### ENTRIES

● ● ●

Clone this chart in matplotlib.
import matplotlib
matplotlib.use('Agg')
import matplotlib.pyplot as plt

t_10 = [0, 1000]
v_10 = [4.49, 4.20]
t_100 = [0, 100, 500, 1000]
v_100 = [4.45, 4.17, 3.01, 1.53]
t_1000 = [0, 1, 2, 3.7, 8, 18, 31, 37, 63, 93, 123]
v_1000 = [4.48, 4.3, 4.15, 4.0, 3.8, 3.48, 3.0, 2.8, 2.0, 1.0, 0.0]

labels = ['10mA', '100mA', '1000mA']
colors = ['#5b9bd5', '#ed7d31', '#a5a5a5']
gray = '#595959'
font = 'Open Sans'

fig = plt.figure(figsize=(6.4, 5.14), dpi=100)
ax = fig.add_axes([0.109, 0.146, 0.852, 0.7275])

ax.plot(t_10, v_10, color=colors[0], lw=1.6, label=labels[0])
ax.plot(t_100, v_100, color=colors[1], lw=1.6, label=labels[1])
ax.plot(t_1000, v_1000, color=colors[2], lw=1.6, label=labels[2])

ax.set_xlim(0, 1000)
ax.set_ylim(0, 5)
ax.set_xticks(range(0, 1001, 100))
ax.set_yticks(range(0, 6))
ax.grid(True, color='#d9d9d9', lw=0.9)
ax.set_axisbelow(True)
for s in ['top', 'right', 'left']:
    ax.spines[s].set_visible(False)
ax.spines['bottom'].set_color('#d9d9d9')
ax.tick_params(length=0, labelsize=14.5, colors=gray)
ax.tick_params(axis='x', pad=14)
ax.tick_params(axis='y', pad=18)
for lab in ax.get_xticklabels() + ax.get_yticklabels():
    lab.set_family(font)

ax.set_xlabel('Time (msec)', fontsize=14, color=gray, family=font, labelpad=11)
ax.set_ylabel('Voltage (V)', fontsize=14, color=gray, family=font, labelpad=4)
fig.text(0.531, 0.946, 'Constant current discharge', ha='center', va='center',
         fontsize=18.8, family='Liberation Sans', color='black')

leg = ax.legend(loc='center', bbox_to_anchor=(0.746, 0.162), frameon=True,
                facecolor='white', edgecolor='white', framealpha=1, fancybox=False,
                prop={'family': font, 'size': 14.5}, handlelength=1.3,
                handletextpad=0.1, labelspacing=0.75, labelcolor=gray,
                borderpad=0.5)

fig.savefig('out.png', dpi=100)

● ● ●

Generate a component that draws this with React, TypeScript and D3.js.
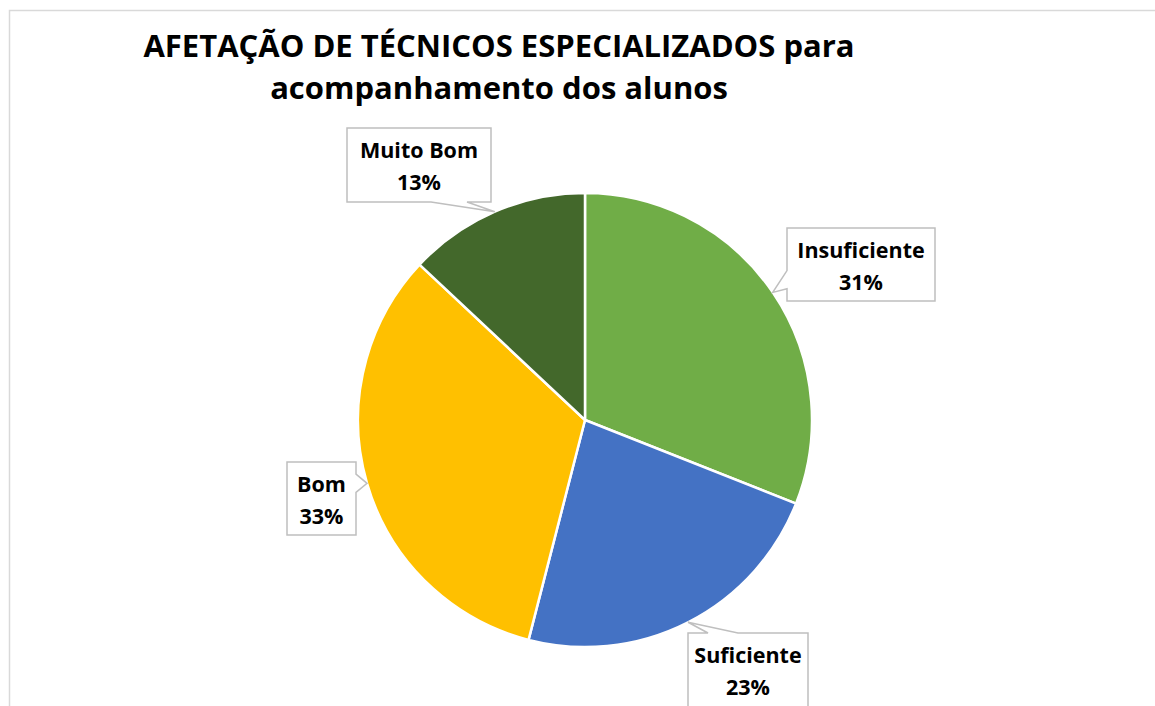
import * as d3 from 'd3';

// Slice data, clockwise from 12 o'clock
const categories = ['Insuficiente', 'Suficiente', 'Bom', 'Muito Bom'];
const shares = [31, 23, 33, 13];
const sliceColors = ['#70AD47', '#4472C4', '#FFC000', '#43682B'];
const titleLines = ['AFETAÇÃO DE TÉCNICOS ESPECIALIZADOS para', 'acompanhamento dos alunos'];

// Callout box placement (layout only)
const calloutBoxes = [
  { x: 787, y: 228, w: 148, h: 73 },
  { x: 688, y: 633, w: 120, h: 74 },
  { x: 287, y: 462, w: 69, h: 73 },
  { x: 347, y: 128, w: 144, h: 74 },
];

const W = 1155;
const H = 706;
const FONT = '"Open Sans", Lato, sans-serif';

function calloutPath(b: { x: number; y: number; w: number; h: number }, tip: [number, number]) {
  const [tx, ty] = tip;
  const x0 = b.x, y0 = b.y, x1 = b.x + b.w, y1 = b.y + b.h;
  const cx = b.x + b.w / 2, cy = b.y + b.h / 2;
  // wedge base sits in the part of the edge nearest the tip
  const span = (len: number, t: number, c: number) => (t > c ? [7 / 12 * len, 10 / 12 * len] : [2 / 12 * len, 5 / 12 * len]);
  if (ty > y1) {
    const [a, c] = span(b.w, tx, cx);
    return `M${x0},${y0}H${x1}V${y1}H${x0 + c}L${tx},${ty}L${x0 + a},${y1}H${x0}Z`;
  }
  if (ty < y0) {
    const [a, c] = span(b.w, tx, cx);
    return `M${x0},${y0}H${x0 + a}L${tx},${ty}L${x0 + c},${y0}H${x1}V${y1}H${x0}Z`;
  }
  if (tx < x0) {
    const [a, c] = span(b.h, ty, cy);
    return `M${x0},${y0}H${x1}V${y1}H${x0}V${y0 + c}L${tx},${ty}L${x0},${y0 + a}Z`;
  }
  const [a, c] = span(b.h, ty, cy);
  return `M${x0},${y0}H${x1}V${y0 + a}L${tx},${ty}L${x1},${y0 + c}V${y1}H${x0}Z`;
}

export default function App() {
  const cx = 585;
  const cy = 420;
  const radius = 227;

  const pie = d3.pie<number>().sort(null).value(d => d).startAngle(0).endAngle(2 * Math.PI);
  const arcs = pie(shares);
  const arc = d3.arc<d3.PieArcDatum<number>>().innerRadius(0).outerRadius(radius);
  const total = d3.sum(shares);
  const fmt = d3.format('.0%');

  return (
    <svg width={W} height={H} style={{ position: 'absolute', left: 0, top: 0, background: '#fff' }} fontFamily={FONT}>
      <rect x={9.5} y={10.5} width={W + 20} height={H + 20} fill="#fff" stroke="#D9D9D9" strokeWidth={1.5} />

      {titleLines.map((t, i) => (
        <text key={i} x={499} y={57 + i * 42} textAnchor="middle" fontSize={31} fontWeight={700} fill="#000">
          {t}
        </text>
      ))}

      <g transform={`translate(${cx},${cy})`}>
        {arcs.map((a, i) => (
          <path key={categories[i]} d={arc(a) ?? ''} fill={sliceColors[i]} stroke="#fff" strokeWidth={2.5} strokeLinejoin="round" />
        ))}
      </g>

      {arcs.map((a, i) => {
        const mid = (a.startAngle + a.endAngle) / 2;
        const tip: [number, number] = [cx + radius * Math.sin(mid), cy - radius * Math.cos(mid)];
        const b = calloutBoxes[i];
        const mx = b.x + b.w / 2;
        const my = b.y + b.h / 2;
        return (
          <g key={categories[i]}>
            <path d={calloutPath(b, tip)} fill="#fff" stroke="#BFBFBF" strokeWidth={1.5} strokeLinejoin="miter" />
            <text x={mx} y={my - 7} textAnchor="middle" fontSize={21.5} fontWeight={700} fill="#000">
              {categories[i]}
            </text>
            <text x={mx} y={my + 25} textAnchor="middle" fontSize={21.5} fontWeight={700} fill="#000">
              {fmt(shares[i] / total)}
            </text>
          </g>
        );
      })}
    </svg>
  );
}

● ● ●

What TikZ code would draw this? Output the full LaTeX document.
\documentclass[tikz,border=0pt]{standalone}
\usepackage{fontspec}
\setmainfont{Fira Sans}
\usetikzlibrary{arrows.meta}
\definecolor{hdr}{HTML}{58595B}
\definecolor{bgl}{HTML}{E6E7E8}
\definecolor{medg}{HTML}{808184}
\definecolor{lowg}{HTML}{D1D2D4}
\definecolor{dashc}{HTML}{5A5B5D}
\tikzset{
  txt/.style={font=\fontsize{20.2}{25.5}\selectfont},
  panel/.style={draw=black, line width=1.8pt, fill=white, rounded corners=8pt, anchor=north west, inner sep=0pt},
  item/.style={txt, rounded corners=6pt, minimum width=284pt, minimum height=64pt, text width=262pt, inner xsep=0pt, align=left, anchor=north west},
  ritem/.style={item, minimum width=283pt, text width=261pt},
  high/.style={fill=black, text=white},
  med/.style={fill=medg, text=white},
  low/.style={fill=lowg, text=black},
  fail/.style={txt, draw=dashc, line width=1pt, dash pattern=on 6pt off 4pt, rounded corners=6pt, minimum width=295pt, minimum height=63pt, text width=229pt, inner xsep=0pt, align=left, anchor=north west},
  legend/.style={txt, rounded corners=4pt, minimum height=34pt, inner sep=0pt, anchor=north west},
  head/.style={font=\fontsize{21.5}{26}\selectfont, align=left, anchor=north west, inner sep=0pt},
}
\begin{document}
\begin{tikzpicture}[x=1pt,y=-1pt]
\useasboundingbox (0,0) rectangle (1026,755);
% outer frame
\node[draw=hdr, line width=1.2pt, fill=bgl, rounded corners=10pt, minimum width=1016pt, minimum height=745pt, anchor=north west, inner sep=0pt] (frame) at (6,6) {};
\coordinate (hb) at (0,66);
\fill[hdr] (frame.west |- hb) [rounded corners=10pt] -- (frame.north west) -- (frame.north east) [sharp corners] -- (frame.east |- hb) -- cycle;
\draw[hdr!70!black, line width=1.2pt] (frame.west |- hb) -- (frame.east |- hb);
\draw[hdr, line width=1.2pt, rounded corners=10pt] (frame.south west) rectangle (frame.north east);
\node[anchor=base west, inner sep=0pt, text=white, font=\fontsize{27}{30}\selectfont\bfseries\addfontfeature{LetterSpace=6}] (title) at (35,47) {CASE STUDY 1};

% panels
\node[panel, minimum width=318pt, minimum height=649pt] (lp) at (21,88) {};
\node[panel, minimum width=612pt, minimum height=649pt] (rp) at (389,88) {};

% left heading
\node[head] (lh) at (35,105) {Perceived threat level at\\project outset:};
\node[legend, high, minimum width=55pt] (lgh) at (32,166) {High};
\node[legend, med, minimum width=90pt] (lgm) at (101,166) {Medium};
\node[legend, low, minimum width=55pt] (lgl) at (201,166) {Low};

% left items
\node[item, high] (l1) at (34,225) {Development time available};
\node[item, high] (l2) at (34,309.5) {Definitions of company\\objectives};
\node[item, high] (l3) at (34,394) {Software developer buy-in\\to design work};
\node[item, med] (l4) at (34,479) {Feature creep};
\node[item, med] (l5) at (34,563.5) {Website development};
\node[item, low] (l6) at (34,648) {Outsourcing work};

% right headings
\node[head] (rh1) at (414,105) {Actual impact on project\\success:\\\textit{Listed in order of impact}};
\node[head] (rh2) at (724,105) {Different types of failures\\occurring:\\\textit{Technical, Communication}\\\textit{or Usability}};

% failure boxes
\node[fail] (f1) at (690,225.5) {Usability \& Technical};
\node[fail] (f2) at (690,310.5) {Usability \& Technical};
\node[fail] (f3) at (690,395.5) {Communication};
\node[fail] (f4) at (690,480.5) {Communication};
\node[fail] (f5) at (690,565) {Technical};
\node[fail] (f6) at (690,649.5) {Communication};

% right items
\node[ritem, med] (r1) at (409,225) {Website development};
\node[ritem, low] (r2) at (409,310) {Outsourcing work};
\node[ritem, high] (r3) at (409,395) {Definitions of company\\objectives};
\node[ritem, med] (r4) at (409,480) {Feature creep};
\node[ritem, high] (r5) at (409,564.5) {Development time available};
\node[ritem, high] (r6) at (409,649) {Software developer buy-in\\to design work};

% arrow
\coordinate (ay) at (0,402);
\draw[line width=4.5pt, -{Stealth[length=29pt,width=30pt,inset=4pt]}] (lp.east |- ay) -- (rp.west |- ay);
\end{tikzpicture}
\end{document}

● ● ●

### PROBLEM TO SOLVE
Repeat exactly the lines from the one containing "Clone this chart in matplotlib." to the one containing "ax = fig.add_axes([0.109, 0.146, 0.852, 0.7275])", both lines included, and nothing else.

### COMPLETED TASK
Clone this chart in matplotlib.
import matplotlib
matplotlib.use('Agg')
import matplotlib.pyplot as plt

t_10 = [0, 1000]
v_10 = [4.49, 4.20]
t_100 = [0, 100, 500, 1000]
v_100 = [4.45, 4.17, 3.01, 1.53]
t_1000 = [0, 1, 2, 3.7, 8, 18, 31, 37, 63, 93, 123]
v_1000 = [4.48, 4.3, 4.15, 4.0, 3.8, 3.48, 3.0, 2.8, 2.0, 1.0, 0.0]

labels = ['10mA', '100mA', '1000mA']
colors = ['#5b9bd5', '#ed7d31', '#a5a5a5']
gray = '#595959'
font = 'Open Sans'

fig = plt.figure(figsize=(6.4, 5.14), dpi=100)
ax = fig.add_axes([0.109, 0.146, 0.852, 0.7275])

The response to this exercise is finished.